Holding: The Court affirmed the refusal to require joint through rates and upheld the existing switching charge, holding the rail commission reasonably relied on congestion and special livestock handling needs and denying Swift’s requested relief.

Real World Impact:
  • Leaves switching charge for livestock in place, increasing costs for non-line-haul sidings.
  • Prevents Swift from getting joint through rates to its proposed plant.
  • Maintains current Chicago rail delivery patterns and regulator control over rate decisions.
Topics: rail freight rates, livestock shipping, transportation congestion, industrial siding delivery

Summary

Background

A large meat packer, Swift and Company, asked the federal rail regulator to require line-haul railroads and the local switching railroad (called Junction) to create joint through rates that would deliver livestock directly to Swift’s proposed plant on Junction’s tracks at the same line-haul price charged to Stock Yards deliveries.
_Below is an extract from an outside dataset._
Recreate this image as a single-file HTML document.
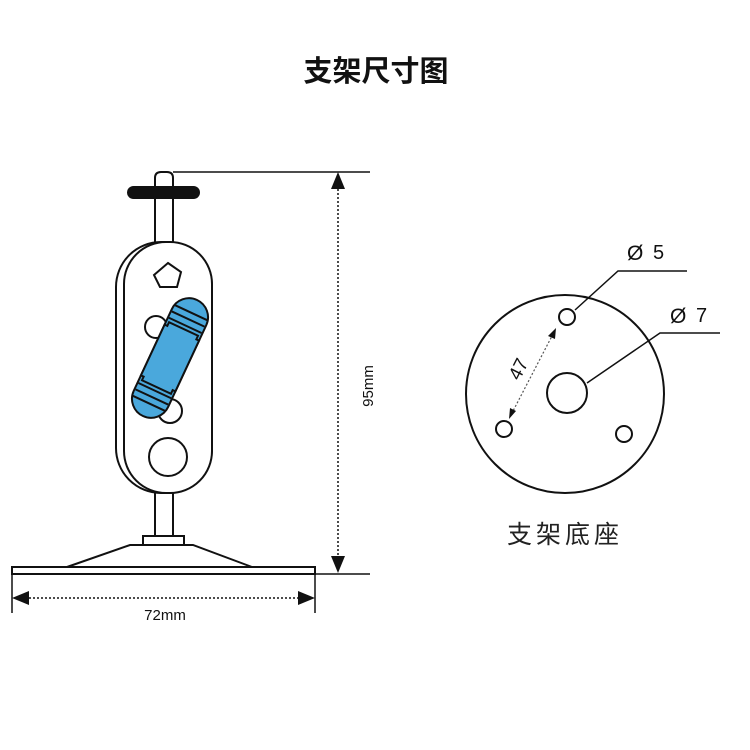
<!DOCTYPE html>
<html><head><meta charset="utf-8"><style>
html,body{margin:0;padding:0;background:#fff;}
svg{display:block;}
</style></head><body>
<svg width="750" height="750" viewBox="0 0 750 750" xmlns="http://www.w3.org/2000/svg">
<rect width="750" height="750" fill="#fff"/>
<text x="376" y="81" text-anchor="middle" font-family="Liberation Sans, Noto Sans CJK SC, sans-serif" font-weight="bold" font-size="29" fill="#111">支架尺寸图</text>

<g fill="none" stroke="#111" stroke-width="2">
  <path d="M155 242 V178 Q155 172 161 172 H167 Q173 172 173 178 V242"/>
  <rect x="116" y="242" width="96" height="251" rx="45" fill="#fff"/>
  <rect x="124" y="242" width="88" height="251" rx="42" fill="#fff"/>
  <polygon points="168,263 181,272 177,287 160,287 154,275" fill="#fff"/>
  <circle cx="156" cy="327" r="11" fill="#fff"/>
  <circle cx="170" cy="411" r="12" fill="#fff"/>
  <circle cx="168" cy="457" r="19" fill="#fff"/>
  <path d="M155 493 V536 M173 493 V536"/>
  <rect x="143" y="536" width="41" height="9" fill="#fff"/>
  <path d="M130 545 H193 L252 567 H67 Z" fill="#fff"/>
  <rect x="12" y="567" width="303" height="7" fill="#fff"/>
</g>
<rect x="127" y="186" width="73" height="13" rx="6.5" fill="#111"/>
<g transform="translate(170,358) rotate(25)">
  <rect x="-19" y="-64" width="38" height="128" rx="19" fill="#4aa8dc" stroke="#111" stroke-width="2"/>
  <path d="M-18 -50 H18 M-18 -43 H18 M-18 -36 H18 M-18 36 H18 M-18 43 H18 M-18 50 H18" stroke="#111" stroke-width="2"/>
  <path d="M-19 -28 H-16 V-32 H16 V-28 H19 V28 H16 V32 H-16 V28 H-19 Z" fill="#4aa8dc" stroke="#111" stroke-width="2"/>
</g>

<g stroke="#111" stroke-width="1.5" fill="none">
  <path d="M173 172 H370"/>
  <path d="M315 574 H370"/>
  <path d="M338 189 V556" stroke-dasharray="2,2"/>
  <path d="M12 574 V613 M315 574 V613"/>
  <path d="M29 598 H298" stroke-dasharray="2,2"/>
</g>
<polygon points="338,172 331,189 345,189" fill="#111"/>
<polygon points="338,573 331,556 345,556" fill="#111"/>
<polygon points="12,598 29,591 29,605" fill="#111"/>
<polygon points="315,598 298,591 298,605" fill="#111"/>
<text x="373" y="386" transform="rotate(-90 373 386)" text-anchor="middle" font-family="Liberation Sans, sans-serif" font-size="15" fill="#111">95mm</text>
<text x="165" y="620" text-anchor="middle" font-family="Liberation Sans, sans-serif" font-size="15" fill="#111">72mm</text>

<g fill="none" stroke="#111" stroke-width="2">
  <circle cx="565" cy="394" r="99"/>
  <circle cx="567" cy="393" r="20"/>
  <circle cx="567" cy="317" r="8"/>
  <circle cx="504" cy="429" r="8"/>
  <circle cx="624" cy="434" r="8"/>
  <path d="M575 310 L618 271 H687" stroke-width="1.5"/>
  <path d="M587 383 L660 333 H720" stroke-width="1.5"/>
</g>
<path d="M553 334 L512 413" stroke="#555" stroke-width="1.2" stroke-dasharray="2,2"/>
<polygon points="556,328 548,336 555,339" fill="#111"/>
<polygon points="509,419 510,408 516,411" fill="#111"/>
<text x="524" y="372" transform="rotate(-63 524 372)" text-anchor="middle" font-family="Liberation Sans, sans-serif" font-size="19" fill="#111">47</text>
<text x="627" y="260" font-family="Liberation Sans, sans-serif" font-size="21" fill="#111">Ø</text>
<text x="653" y="259" font-family="Liberation Sans, sans-serif" font-size="20" fill="#111">5</text>
<text x="670" y="323" font-family="Liberation Sans, sans-serif" font-size="21" fill="#111">Ø</text>
<text x="696" y="322" font-family="Liberation Sans, sans-serif" font-size="20" fill="#111">7</text>
<text x="565" y="543" text-anchor="middle" font-family="Liberation Sans, Noto Sans CJK SC, sans-serif" font-size="25" letter-spacing="4" fill="#222">支架底座</text>
</svg>
</body></html>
Under existing practice, line-haul carriers deliver livestock to Stock Yards terminals at line-haul rates; Junction charges a flat switching fee (stated as $28.80 at hearing, later $39.24) to move cars from receiving tracks to industrial sidings. Swift said the extra switching charge was unreasonable and discriminated against livestock and against Swift itself.

Reasoning

The Court’s question was whether the Interstate Commerce Commission reasonably refused to create the joint rates Swift sought and whether the switching charge was unlawful. The Court deferred to the Commission’s detailed findings. The Commission relied on long-established delivery patterns, severe congestion in the Ashland Yards, operational complexity, and the special, time-sensitive handling livestock requires. The Court emphasized that Swift bore the burden of proving the charge unreasonable and found that the record did not meet that burden, so the Commission’s decision was sustained and the lower court judgment affirmed.

Real world impact

The ruling leaves in place the switching charge for livestock and denies Swift the joint through rate to its Packingtown siding, so Swift must continue to pay switching fees or truck livestock from its Omaha terminal (which costs Swift about $50,000). The decision keeps current rail delivery patterns in Chicago and recognizes the Commission’s role in balancing congestion and handling needs when setting rates.

Dissents or concurrances

Two Justices dissented, arguing the refusal produced unlawful discrimination against livestock and would have required joint through rates; another Justice would have remanded for clearer administrative findings.